I had hoped both these films would tap the more earnest mojo of this summer’s acclaimed “Wonder Woman.” Director Patty Jenkins didn’t shy away from sincerity, and managed to stir true emotion. Naive, but courageous, willing to fight for the weak, Princess Diana presented actual character development. The situation she faced felt plausible: a real World War I with just a smidgen of the supernatural. At the packed advance screening of Justice League, most of the biggest love was given to her. Writers: more Wonder Woman, please.

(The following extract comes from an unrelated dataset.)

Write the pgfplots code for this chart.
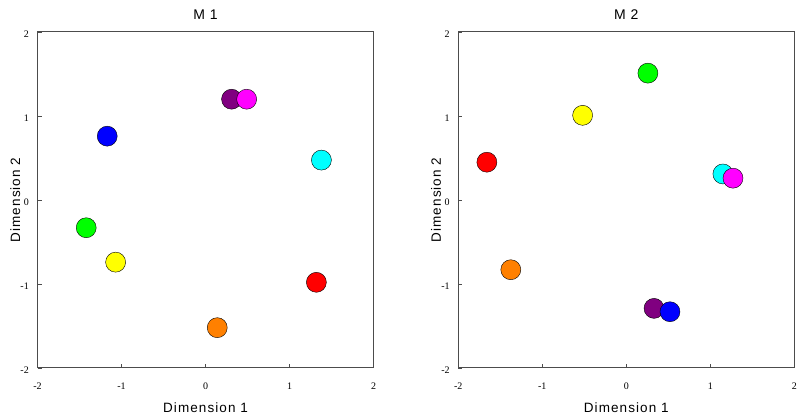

The other issue: Why should I feel invested in these apocalyptic plots when our heroes hardly take their foes seriously? Hela walks around spewing evil wisecracks with a pair of antlers on her head. In Justice League, the doom-bringer is a man called Steppenwolf. Mustering an undead army of moth-critters called Parademons — demogorgon, anyone? — the goat-horned, motion-capture video game baddie (Ciarán Hinds) hunts for three magic boxes, long hidden away, that throb with super bad energy. But what are Steppenwolf’s reasons for domination?
Because, you know, he likes covering the world with dark tendrils of CGI stuff. Villains whose own motives are increasingly preposterous, and who unleash hoards of monsters about as substantial as digital air bags, are as pointless as heroes with nothing to fight for.
As Hulk/Bruce Banner is flaunting a Duran Duran “Rio” album T-shirt, and the giant mythological wolf Fenris alongside an army of the undead are attacked by lasers and AK-47s on Asgard, suffice it to say, it’s impossible to get your bearings. Indeed, seeing both movies on the same day, I was struck by how the world-ending tales melded, remained interchangeable in my mind.
It’s all enough to long for the simple times of superhero yore. Don’t worry, the writers of Justice League are already there. “One misses the days when one’s biggest concerns were exploding, wind-up penguins,” quips Alfred, Batman’s trusty butler and technology guru (Jeremy Irons). We’re already nostalgic for the 1992 Tim Burton-directed Batman Returns.
Some fans might be pleased by the DC reunion. I did appreciate the Easter eggs. In one sequence, we get a glimpse at the “Metropolis Post” with the headline, “Did They Return to Their Planet? Mysterious Wave of Disappearing Heroes,” above pictures of David Bowie, Superman and Prince.
Still, haunting Justice League is this prescient exchange: Back in the Batcave after a bruising brawl, Wonder Woman says, “You can’t keep doing this forever” to a worn-out Batman, who responds, “I can barely do it now.”
That’s right DC and Marvel, you can’t keep doing this forever.
For the moment, DC fans, stay tuned for Aquaman in 2018; Marvel fans, be anticipated for Black Panther, and don’t forget Avengers Infinity War, where the world of Thor and Iron Man, et al, collides with Guardians of the Galaxy.
It’s only a matter of time before DC is consumed by the void of Disney, and the Star Wars universe emerges with Marvel, and all this superhero fare explodes and disintegrates and goes back into star dust.
Then, it will probably be time to hang up the cape, relinquish the hammer and give up the ghost.